Which feature will entice customers to purchase your product? Which feature will cause customers to upgrade? Which feature will make customers so happy that they will ignore or tolerate the features that they wish you would fix or remove?

Product planners endlessly debate these and other kinds of questions. Choosing the right set of features to add to a release often marks the difference between short-term failure or long-term success. Unfortunately, too many product planners make this choice without involving the people most affected by it—their customers. The Buy a Feature collaboration framework improves the quality of this decision by asking your customers to help you make it.

The game

Create a list of potential features and provide each with a price. Just like for a real product, the price can be based on development costs, customer value, or something else. Although the price can be the actual cost, you intend to charge for the feature, this is usually not required. Customers buy features that they want in the next release of your product using play money you give them. Make certain that some features are priced high enough that no one customer can buy them. Encourage customers to pool their money to buy especially important and/or expensive features. This will help motivate negotiations between customers as to which features are most important.

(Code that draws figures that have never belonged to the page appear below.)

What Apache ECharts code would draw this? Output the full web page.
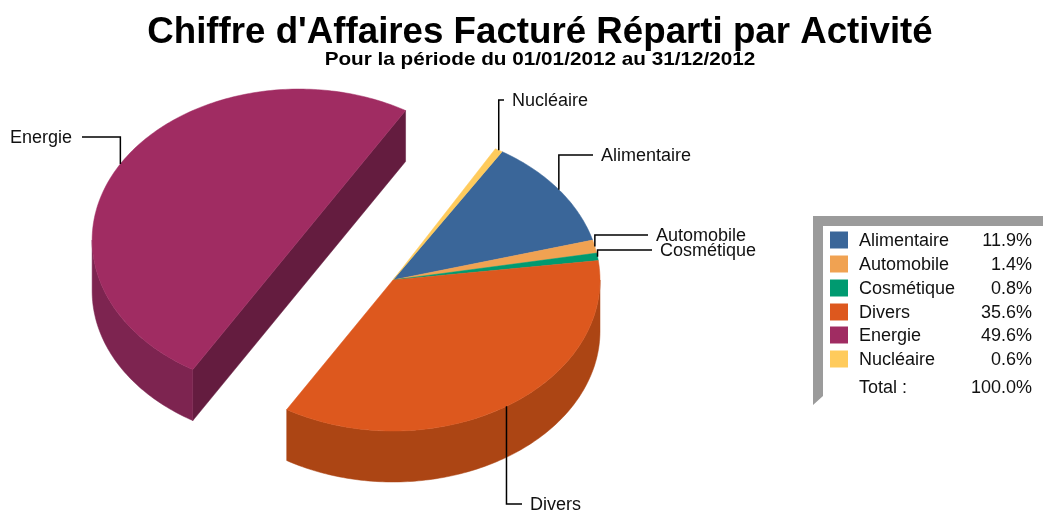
<!DOCTYPE html>
<html>
<head>
<meta charset="utf-8">
<style>
  html, body { margin: 0; padding: 0; background: #fff; }
  #chart { width: 1043px; height: 511px; }
</style>
<script src="https://cdn.jsdelivr.net/npm/echarts@6/dist/echarts.min.js"></script>
</head>
<body>
<div id="chart"></div>
<script>
const categories = ["Alimentaire", "Automobile", "Cosmétique", "Divers", "Energie", "Nucléaire"];
const shares = [11.9, 1.4, 0.8, 35.6, 49.6, 0.6];
const totalLabel = "100.0%";

const topColors = ["#3a6699", "#f0a252", "#009a70", "#dd581e", "#a02c62", "#ffcb5c"];
const wallColors = ["#2c4d73", "#b47a3e", "#007454", "#ac4514", "#7d2450", "#bf9945"];
const cutColor = "#641c3f";

// pie geometry, the picture is a tilted pie so it is an ellipse
const cx = 393, cy = 280, rx = 207, ry = 151, depth = 51;
const startAngle = 58.2;
const explode = [0, 0, 0, 0, 0.525, 0];
// the exploded slice reaches a little further round than its share in the picture
const explodePad = 1.3;
// where the leader line turns (y) and where it stops (x)
const leaderTurnY = [155, 235, 250, 504, 137, 100];
const leaderEndX = [593, 648, 652, 522, 82, 504];

const sum = shares.reduce((a, b) => a + b, 0);
const rad = (d) => (d * Math.PI) / 180;

function slices() {
  let a = startAngle;
  return shares.map((v) => {
    const from = a;
    const to = a - (v / sum) * 360;
    a = to;
    return { from, to, mid: (from + to) / 2 };
  });
}

function rim(ox, oy, t) {
  return [ox + rx * Math.cos(rad(t)), oy - ry * Math.sin(rad(t))];
}

function arc(ox, oy, from, to) {
  const pts = [];
  const n = Math.max(2, Math.ceil(Math.abs(from - to)));
  for (let i = 0; i <= n; i++) {
    pts.push(rim(ox, oy, from + ((to - from) * i) / n));
  }
  return pts;
}

const down = (pts) => pts.map((p) => [p[0], p[1] + depth]);

function renderSlice(params, api) {
  const i = api.value(0);
  const s = slices()[i];
  const ox = cx + explode[i] * rx * Math.cos(rad(s.mid));
  const oy = cy - explode[i] * ry * Math.sin(rad(s.mid));
  const to = explode[i] > 0 ? s.to - explodePad : s.to;
  const children = [];
  const poly = (points, fill) =>
    children.push({
      type: "polygon",
      shape: { points },
      style: { fill, stroke: fill, lineWidth: 0.5 },
    });

  // cut faces are only seen on the exploded slice, one polygon so no crease shows
  if (explode[i] > 0) {
    const a = rim(ox, oy, s.from);
    const b = rim(ox, oy, to);
    const cut = [a, [ox, oy], b];
    poly(cut.concat(down(cut).reverse()), cutColor);
  }

  // outer wall, the part that faces the viewer (lower half of the ellipse)
  const wallRanges = [
    [Math.min(s.from, 0), Math.max(to, -180)],
    [Math.min(s.from, -360), Math.max(to, -540)],
  ];
  wallRanges.forEach(([a, b]) => {
    if (a > b) {
      const top = arc(ox, oy, a, b);
      poly(top.concat(down(top).reverse()), wallColors[i]);
    }
  });

  poly([[ox, oy]].concat(arc(ox, oy, s.from, to)), topColors[i]);

  // leader line + label
  const p = rim(ox, oy, s.mid);
  const turnY = leaderTurnY[i];
  const endX = leaderEndX[i];
  children.push({
    type: "polyline",
    shape: { points: [p, [p[0], turnY], [endX, turnY]] },
    style: { fill: null, stroke: "#000", lineWidth: 1.5 },
  });
  const toRight = endX > p[0];
  children.push({
    type: "text",
    x: endX + (toRight ? 8 : -10),
    y: turnY + 1,
    style: {
      text: categories[i],
      fill: "#111",
      font: "18px 'Liberation Sans', Arial, sans-serif",
      align: toRight ? "left" : "right",
      verticalAlign: "middle",
    },
  });
  return { type: "group", children };
}

// legend box is plain graphic elements, rows come from the arrays
const rowY = [240, 264, 288, 312, 335, 359];
const legendFont = "18px 'Liberation Sans', Arial, sans-serif";
const legendEls = [
  {
    type: "text",
    x: 540,
    y: 33,
    style: {
      text: "Chiffre d'Affaires Facturé Réparti par Activité",
      fill: "#000",
      font: "bold 36.7px 'Liberation Sans', Arial, sans-serif",
      align: "center",
      verticalAlign: "middle",
    },
  },
  // subtitle is spaced wider than the font, as in the picture
  {
    type: "text",
    x: 540,
    y: 60,
    scaleX: 1.12,
    style: {
      text: "Pour la période du 01/01/2012 au 31/12/2012",
      fill: "#000",
      font: "bold 18.5px 'Liberation Sans', Arial, sans-serif",
      align: "center",
      verticalAlign: "middle",
    },
  },
  {
    type: "polygon",
    shape: {
      points: [[813, 216], [1043, 216], [1043, 226], [823, 226], [823, 396], [813, 405]],
    },
    style: { fill: "#9b9b9b" },
  },
];
categories.forEach((c, i) => {
  legendEls.push({
    type: "rect",
    shape: { x: 830, y: rowY[i] - 8.5, width: 18, height: 17 },
    style: { fill: topColors[i] },
  });
  legendEls.push({
    type: "text",
    x: 859,
    y: rowY[i] + 1,
    style: { text: c, fill: "#111", font: legendFont, verticalAlign: "middle" },
  });
  legendEls.push({
    type: "text",
    x: 1032,
    y: rowY[i] + 1,
    style: {
      text: shares[i].toFixed(1) + "%",
      fill: "#111",
      font: legendFont,
      align: "right",
      verticalAlign: "middle",
    },
  });
});
legendEls.push({
  type: "text",
  x: 859,
  y: 388,
  style: { text: "Total :", fill: "#111", font: legendFont, verticalAlign: "middle" },
});
legendEls.push({
  type: "text",
  x: 1032,
  y: 388,
  style: { text: totalLabel, fill: "#111", font: legendFont, align: "right", verticalAlign: "middle" },
});

const chart = echarts.init(document.getElementById("chart"), null, { renderer: "canvas" });
chart.setOption({
  animation: false,
  backgroundColor: "#fff",
  graphic: legendEls,
  series: [
    {
      type: "custom",
      coordinateSystem: "none",
      silent: true,
      renderItem: renderSlice,
      data: shares.map((v, i) => [i, v]),
    },
  ],
});
</script>
</body>
</html>
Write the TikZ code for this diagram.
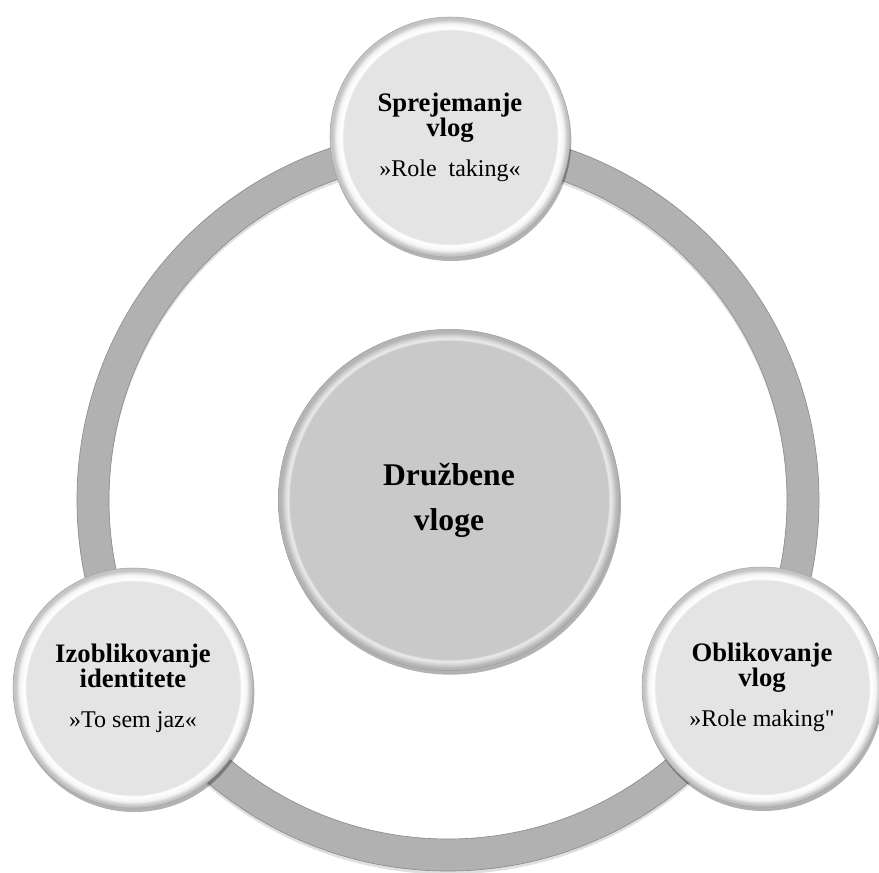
\documentclass[tikz,border=0pt]{standalone}
\usepackage{fontspec}
\setmainfont{Liberation Serif}
\usetikzlibrary{shadows}

\definecolor{ringgray}{HTML}{B1B1B1}
\definecolor{ringedge}{HTML}{8E8E8E}
\definecolor{satfill}{HTML}{E4E4E4}
\definecolor{satedge}{HTML}{C4C4C4}
\definecolor{hubfill}{HTML}{C9C9C9}
\definecolor{hubedge}{HTML}{B4B4B4}

\newcommand{\straightquote}{\XeTeXglyph\XeTeXcharglyph"0022\relax}

% rim shadings (25bp = edge of the node)
\pgfdeclareradialshading{satshade}{\pgfpoint{0bp}{0bp}}{%
  color(0bp)=(satfill); color(22.2bp)=(satfill); color(22.6bp)=(white);
  color(23.6bp)=(white!96!black); color(24.5bp)=(satedge); color(25bp)=(satedge);
  color(50bp)=(satedge)}
\pgfdeclareradialshading{hubshade}{\pgfpoint{0bp}{0bp}}{%
  color(0bp)=(hubfill); color(23.3bp)=(hubfill); color(23.6bp)=(white!92!black);
  color(24bp)=(white!85!black); color(24.6bp)=(hubedge); color(25bp)=(hubedge);
  color(50bp)=(hubedge)}

\begin{document}
\begin{tikzpicture}[x=0.75pt, y=-0.75pt]
    \tikzset{
      ringline/.style={line width=24pt, draw=ringgray},
      satellite/.style={circle, minimum size=180pt, inner sep=0pt, shade, shading=satshade,
        draw=gray!70, line width=0.4pt, align=center,
        drop shadow={shadow xshift=1pt, shadow yshift=-3pt, opacity=0.3, fill=black},
        font=\bfseries\fontsize{20}{18.75}\selectfont},
      hub/.style={circle, minimum size=256pt, inner sep=0pt, shade, shading=hubshade,
        draw=gray!75, line width=0.4pt, align=center,
        drop shadow={shadow xshift=1pt, shadow yshift=-3pt, opacity=0.3, fill=black},
        font=\bfseries\fontsize{23.7}{33.75}\selectfont}
    }
    \useasboundingbox (0,0) rectangle (879,872);

    % Ring
    \coordinate (c) at (448,500);
    \draw[line width=24pt, black, opacity=0.12] ([yshift=-2.5pt]c) circle (266.25pt);
    \draw[ringline] (c) circle (266.25pt);
    \draw[ringedge, line width=0.5pt] (c) circle (278.25pt);
    \draw[ringedge, line width=0.5pt] (c) circle (254.25pt);

    % Centre
    \node[hub] (roles) at (449,500) {Družbene\\vloge};

    % Satellites
    \node[satellite] (taking) at (450,137)
      {Sprejemanje\\vlog\\[11pt]{\mdseries\fontsize{18}{18.75}\selectfont »Role\enspace taking«}};
    \node[satellite] (identity) at (133,688)
      {Izoblikovanje\\identitete\\[11pt]{\mdseries\fontsize{18}{18.75}\selectfont »To sem jaz«}};
    \node[satellite] (making) at (762,687)
      {Oblikovanje\\vlog\\[11pt]{\mdseries\fontsize{18}{18.75}\selectfont »Role making\straightquote}};
\end{tikzpicture}
\end{document}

This game works best with four to seven customers in a group, so that you can create more opportunities for customers to pool their money through negotiating. Unlike the Product Box coll, the Buy a Feature game is based on the list of features that are likely to be in your development roadmap.

Why It Works

Product planners often fall into the trap of thinking that customers have clearly defined product priorities. Some do. Most do not. When presented with a set of options, many customers will simply say, “I want them all” and put the responsibility for prioritizing their requests on your shoulders. Alternatively, product managers often gather feature priorities by working with customers one-on-one and, in the process, and perhaps without even realizing it, again take responsibility for prioritizing features. By engaging customers as a group and giving them a limited amount of resources, you give them the opportunity to prioritize their desires as a group. However, that is not where the magic lies. The magic lies in structuring the conversations so that your customers are negotiating with each other for specific features. It is this negotiation that enhances your understanding of what your customers really want.